• WHAT IS REQUIRED:
In the lines below, output everything from the first line through the line containing "0.0965, 0.1008, 0.1008];" exactly as it is. Pictures are not part of the output.

• STORED DATA:
◇ ◇ ◇ ◇ ◇ ◇ ◇
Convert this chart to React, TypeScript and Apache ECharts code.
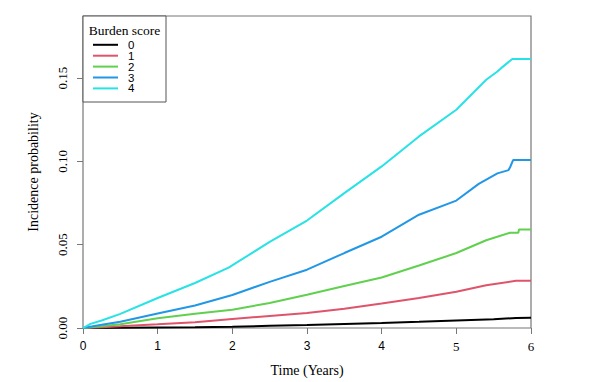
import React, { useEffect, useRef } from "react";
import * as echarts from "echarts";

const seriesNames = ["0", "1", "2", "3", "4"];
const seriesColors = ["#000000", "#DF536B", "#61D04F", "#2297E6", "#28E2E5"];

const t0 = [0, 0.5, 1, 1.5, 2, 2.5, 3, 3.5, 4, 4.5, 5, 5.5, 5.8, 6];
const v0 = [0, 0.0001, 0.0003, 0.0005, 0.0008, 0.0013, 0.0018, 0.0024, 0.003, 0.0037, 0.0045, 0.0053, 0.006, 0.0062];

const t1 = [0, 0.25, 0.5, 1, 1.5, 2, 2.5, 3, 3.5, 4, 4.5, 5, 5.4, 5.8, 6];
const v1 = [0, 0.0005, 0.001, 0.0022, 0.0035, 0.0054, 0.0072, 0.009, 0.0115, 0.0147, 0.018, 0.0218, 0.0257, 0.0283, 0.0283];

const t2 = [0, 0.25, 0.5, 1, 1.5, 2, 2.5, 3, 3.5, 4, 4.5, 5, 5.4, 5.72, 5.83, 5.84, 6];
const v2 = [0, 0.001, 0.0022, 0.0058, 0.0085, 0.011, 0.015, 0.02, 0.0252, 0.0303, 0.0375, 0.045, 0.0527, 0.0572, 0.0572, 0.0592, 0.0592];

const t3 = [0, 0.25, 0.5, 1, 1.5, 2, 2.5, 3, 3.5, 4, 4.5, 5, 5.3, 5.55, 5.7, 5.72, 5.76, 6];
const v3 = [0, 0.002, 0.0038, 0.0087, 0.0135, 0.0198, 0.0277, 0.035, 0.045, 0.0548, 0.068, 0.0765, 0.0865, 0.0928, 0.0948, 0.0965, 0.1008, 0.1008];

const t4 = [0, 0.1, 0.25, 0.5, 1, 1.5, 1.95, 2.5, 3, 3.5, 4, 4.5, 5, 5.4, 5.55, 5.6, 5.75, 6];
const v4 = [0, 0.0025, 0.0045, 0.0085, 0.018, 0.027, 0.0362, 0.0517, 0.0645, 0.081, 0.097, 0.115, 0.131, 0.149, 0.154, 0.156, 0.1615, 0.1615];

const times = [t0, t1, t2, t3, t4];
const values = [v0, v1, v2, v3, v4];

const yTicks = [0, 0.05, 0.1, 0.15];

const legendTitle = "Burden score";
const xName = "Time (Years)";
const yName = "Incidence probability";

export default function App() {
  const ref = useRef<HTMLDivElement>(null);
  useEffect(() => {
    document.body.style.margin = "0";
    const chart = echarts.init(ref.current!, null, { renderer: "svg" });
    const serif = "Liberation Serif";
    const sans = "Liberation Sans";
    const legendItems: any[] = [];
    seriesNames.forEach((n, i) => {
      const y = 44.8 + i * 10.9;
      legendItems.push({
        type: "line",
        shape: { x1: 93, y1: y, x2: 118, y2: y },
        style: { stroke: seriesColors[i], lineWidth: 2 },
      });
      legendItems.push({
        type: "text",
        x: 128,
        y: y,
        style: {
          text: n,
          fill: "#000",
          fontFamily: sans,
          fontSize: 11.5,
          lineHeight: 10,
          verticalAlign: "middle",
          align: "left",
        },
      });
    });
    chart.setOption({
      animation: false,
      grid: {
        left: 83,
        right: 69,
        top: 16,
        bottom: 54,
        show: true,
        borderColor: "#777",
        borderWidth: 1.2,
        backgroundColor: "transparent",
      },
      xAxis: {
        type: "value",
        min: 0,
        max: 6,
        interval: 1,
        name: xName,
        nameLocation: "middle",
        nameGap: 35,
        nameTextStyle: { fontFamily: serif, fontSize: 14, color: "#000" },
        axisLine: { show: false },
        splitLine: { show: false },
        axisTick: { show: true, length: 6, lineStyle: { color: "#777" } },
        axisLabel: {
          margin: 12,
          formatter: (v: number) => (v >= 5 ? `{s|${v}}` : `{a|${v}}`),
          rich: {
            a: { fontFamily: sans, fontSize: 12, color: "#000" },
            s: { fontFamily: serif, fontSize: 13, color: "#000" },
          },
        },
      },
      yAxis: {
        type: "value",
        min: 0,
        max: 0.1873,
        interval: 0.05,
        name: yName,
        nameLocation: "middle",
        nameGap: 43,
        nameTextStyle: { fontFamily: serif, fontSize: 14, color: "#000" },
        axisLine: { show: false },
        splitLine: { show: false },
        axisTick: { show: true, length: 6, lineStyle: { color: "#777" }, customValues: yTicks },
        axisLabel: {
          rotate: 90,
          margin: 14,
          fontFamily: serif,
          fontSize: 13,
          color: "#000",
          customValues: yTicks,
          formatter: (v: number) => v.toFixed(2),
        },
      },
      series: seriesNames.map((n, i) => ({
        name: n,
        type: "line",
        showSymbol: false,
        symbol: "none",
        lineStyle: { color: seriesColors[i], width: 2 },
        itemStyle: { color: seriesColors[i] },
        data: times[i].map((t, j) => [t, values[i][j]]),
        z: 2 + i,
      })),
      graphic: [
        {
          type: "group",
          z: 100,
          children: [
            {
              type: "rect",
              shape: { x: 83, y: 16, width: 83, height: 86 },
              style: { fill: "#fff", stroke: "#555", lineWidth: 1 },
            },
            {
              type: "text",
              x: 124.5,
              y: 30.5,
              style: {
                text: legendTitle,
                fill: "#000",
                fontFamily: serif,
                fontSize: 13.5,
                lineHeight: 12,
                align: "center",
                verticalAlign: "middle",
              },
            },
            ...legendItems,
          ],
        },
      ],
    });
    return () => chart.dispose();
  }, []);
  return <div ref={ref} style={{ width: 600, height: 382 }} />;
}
◇ ◇ ◇ ◇ ◇ ◇ ◇
• SOLUTION TO THIS TASK:
Convert this chart to React, TypeScript and Apache ECharts code.
import React, { useEffect, useRef } from "react";
import * as echarts from "echarts";

const seriesNames = ["0", "1", "2", "3", "4"];
const seriesColors = ["#000000", "#DF536B", "#61D04F", "#2297E6", "#28E2E5"];

const t0 = [0, 0.5, 1, 1.5, 2, 2.5, 3, 3.5, 4, 4.5, 5, 5.5, 5.8, 6];
const v0 = [0, 0.0001, 0.0003, 0.0005, 0.0008, 0.0013, 0.0018, 0.0024, 0.003, 0.0037, 0.0045, 0.0053, 0.006, 0.0062];

const t1 = [0, 0.25, 0.5, 1, 1.5, 2, 2.5, 3, 3.5, 4, 4.5, 5, 5.4, 5.8, 6];
const v1 = [0, 0.0005, 0.001, 0.0022, 0.0035, 0.0054, 0.0072, 0.009, 0.0115, 0.0147, 0.018, 0.0218, 0.0257, 0.0283, 0.0283];

const t2 = [0, 0.25, 0.5, 1, 1.5, 2, 2.5, 3, 3.5, 4, 4.5, 5, 5.4, 5.72, 5.83, 5.84, 6];
const v2 = [0, 0.001, 0.0022, 0.0058, 0.0085, 0.011, 0.015, 0.02, 0.0252, 0.0303, 0.0375, 0.045, 0.0527, 0.0572, 0.0572, 0.0592, 0.0592];

const t3 = [0, 0.25, 0.5, 1, 1.5, 2, 2.5, 3, 3.5, 4, 4.5, 5, 5.3, 5.55, 5.7, 5.72, 5.76, 6];
const v3 = [0, 0.002, 0.0038, 0.0087, 0.0135, 0.0198, 0.0277, 0.035, 0.045, 0.0548, 0.068, 0.0765, 0.0865, 0.0928, 0.0948, 0.0965, 0.1008, 0.1008];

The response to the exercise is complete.